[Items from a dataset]
= = = = =

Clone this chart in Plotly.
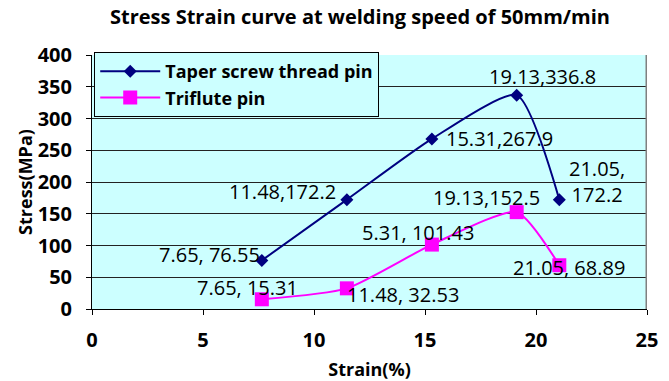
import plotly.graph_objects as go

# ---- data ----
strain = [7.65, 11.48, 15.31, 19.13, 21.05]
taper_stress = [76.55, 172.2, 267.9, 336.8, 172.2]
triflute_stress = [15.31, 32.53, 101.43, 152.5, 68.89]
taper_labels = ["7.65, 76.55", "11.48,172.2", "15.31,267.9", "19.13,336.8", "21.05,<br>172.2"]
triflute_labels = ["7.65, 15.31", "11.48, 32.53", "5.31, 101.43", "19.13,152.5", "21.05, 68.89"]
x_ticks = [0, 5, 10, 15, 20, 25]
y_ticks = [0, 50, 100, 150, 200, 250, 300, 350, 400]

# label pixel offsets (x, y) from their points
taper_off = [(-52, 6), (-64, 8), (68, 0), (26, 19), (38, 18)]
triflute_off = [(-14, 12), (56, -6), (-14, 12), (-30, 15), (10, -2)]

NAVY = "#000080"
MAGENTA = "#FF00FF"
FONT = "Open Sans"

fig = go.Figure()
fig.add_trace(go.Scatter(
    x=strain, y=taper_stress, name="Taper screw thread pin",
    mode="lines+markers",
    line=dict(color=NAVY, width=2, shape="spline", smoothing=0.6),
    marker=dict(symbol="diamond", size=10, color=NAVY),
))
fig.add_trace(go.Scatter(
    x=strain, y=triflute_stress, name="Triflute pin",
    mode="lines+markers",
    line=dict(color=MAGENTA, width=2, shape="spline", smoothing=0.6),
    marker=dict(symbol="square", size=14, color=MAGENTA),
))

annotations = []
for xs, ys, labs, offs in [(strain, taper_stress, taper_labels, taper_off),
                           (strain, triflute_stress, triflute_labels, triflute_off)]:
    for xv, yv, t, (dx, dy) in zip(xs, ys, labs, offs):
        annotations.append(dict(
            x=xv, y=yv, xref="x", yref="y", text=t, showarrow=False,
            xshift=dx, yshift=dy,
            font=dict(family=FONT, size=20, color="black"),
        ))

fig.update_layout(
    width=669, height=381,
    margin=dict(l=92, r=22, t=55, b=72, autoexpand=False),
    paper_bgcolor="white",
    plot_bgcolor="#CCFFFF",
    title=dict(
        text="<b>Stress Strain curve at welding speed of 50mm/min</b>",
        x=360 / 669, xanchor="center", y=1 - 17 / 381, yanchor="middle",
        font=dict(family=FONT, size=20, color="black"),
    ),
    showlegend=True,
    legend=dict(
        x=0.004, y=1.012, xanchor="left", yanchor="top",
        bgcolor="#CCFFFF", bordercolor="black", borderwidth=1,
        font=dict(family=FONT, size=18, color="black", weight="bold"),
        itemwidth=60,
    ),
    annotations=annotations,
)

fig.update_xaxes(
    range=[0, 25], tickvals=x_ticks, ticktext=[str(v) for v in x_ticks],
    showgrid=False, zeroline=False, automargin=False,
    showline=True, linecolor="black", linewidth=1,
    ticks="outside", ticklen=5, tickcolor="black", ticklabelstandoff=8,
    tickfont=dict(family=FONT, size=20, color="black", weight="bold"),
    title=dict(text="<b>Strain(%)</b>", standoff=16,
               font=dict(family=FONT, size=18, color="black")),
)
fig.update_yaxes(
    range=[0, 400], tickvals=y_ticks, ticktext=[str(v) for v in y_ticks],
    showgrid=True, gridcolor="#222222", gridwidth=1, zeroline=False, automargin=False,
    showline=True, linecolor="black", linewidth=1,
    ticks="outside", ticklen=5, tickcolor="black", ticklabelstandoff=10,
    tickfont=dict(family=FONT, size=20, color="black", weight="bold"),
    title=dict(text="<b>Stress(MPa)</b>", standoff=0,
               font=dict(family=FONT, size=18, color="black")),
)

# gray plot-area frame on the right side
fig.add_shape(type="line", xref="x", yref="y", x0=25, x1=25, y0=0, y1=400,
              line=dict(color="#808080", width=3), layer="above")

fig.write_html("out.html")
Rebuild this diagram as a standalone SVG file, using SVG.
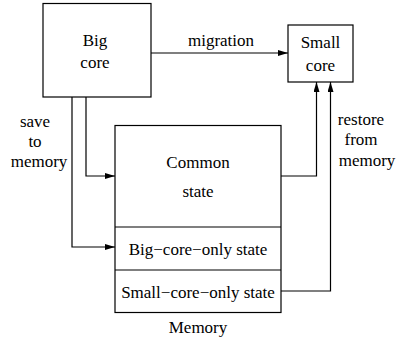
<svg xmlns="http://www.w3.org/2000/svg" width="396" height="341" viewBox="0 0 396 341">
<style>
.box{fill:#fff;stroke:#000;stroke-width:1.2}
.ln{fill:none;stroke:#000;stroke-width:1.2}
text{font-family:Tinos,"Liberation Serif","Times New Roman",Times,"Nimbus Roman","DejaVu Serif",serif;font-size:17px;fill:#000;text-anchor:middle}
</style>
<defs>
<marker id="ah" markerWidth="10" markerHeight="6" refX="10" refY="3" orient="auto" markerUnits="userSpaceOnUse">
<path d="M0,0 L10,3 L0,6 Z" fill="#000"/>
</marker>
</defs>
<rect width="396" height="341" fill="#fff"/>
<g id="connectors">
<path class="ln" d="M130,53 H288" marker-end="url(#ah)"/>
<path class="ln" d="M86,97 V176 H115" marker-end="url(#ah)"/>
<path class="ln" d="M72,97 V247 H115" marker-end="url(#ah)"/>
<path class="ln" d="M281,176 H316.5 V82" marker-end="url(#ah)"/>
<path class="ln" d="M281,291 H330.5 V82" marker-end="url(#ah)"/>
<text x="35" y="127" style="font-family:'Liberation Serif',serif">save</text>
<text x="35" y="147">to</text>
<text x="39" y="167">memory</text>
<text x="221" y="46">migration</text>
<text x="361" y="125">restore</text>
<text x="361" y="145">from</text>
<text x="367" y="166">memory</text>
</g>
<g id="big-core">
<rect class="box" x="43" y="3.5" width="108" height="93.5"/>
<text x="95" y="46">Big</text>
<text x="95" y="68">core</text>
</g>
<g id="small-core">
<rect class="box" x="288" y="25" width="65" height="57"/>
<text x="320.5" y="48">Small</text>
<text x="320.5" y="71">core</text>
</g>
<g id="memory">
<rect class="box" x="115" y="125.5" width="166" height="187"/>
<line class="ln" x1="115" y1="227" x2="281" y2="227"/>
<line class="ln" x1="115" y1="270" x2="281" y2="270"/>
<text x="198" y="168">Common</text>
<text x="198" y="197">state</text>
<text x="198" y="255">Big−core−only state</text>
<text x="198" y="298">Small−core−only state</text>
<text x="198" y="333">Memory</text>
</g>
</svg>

= = = = =

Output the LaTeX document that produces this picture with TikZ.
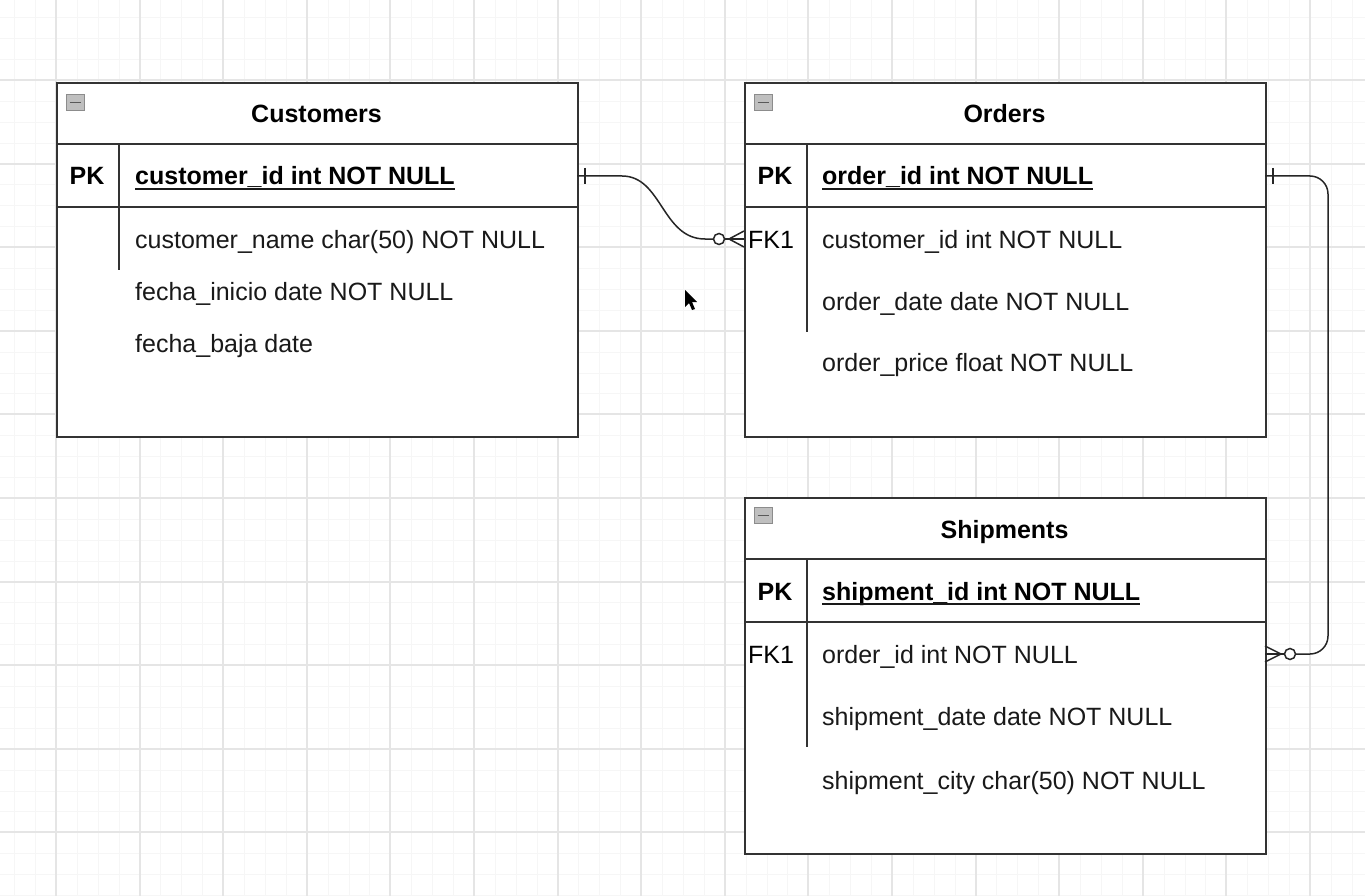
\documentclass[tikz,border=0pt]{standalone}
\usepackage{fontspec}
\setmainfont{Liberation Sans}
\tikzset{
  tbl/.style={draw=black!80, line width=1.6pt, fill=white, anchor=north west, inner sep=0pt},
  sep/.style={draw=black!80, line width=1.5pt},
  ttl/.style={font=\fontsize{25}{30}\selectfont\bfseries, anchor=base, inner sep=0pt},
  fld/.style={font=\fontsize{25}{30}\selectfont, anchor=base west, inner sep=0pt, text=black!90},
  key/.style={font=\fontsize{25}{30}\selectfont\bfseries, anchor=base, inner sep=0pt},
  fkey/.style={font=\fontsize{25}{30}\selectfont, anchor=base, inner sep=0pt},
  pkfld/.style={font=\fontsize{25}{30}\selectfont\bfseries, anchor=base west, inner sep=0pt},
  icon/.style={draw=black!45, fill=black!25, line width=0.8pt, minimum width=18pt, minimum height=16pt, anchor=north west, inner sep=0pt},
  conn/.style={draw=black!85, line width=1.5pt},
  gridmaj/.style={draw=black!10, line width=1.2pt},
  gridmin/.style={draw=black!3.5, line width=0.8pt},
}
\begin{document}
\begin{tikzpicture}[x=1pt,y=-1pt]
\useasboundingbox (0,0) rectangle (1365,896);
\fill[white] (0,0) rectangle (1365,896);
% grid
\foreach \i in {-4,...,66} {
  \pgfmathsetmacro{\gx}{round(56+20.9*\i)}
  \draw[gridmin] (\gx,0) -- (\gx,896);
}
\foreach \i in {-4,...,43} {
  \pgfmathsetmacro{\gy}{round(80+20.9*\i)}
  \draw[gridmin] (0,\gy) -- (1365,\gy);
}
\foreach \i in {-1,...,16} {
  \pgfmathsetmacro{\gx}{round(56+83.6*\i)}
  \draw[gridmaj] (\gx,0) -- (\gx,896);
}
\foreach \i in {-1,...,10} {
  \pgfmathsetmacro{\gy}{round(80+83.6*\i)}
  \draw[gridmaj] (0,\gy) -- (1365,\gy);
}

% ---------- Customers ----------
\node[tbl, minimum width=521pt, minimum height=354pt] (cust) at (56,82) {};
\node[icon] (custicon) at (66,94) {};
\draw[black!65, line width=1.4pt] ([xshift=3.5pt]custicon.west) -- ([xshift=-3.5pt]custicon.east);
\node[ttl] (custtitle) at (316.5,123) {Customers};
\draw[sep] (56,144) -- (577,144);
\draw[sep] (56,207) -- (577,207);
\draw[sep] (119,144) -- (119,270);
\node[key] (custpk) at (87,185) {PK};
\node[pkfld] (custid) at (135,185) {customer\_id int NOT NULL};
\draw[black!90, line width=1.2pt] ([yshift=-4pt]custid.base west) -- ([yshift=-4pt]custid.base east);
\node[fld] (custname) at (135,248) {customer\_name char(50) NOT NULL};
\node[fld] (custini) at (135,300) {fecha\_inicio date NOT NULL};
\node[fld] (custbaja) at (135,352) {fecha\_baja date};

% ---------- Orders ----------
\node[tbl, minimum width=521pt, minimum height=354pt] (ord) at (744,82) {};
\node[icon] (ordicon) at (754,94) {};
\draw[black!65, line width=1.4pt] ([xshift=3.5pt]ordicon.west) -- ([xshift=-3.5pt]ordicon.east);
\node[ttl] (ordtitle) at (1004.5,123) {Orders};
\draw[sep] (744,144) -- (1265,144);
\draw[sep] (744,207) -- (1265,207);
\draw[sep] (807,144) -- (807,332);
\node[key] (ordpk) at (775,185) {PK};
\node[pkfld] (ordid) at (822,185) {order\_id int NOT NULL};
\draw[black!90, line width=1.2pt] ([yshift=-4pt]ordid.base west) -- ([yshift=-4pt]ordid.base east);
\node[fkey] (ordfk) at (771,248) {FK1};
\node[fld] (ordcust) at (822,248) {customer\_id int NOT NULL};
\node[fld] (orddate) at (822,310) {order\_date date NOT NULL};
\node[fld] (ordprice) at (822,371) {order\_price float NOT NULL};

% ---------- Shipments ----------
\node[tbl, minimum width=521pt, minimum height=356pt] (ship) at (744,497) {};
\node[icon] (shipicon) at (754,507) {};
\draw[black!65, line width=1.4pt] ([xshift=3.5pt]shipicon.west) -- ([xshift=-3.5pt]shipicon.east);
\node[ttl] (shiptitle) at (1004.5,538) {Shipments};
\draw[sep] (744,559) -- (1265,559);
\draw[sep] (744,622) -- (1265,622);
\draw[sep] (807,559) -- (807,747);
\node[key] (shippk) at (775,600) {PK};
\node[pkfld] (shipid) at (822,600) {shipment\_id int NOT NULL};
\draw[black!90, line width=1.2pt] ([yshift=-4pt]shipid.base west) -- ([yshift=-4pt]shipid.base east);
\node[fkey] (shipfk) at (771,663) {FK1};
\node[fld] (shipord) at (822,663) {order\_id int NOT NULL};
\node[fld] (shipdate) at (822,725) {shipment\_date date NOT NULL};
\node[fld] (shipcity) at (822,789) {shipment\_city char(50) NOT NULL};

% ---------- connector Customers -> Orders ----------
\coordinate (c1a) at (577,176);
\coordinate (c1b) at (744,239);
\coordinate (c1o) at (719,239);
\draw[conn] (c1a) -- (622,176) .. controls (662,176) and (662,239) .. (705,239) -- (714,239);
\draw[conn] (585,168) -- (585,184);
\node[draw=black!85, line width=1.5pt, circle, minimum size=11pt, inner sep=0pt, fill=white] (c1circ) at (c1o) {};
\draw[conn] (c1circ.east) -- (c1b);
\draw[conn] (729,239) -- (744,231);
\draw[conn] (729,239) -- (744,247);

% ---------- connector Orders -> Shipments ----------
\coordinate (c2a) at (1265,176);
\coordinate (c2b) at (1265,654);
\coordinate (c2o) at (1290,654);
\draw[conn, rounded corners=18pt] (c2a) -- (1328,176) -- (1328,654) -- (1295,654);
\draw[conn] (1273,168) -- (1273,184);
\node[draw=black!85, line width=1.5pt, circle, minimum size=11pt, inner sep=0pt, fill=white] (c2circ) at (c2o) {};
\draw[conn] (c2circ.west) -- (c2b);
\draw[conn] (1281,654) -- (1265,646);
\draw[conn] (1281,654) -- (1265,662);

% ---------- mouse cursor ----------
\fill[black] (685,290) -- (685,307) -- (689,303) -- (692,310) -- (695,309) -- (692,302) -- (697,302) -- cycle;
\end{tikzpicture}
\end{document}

= = = = =

GIVEN REQUEST:
Except for the pictures, write out exactly the lines from the line that contains "Clone this chart in Plotly." through the line that contains "import plotly.graph_objects as go", including both.

CORRECT RESULT:
Clone this chart in Plotly.
import plotly.graph_objects as go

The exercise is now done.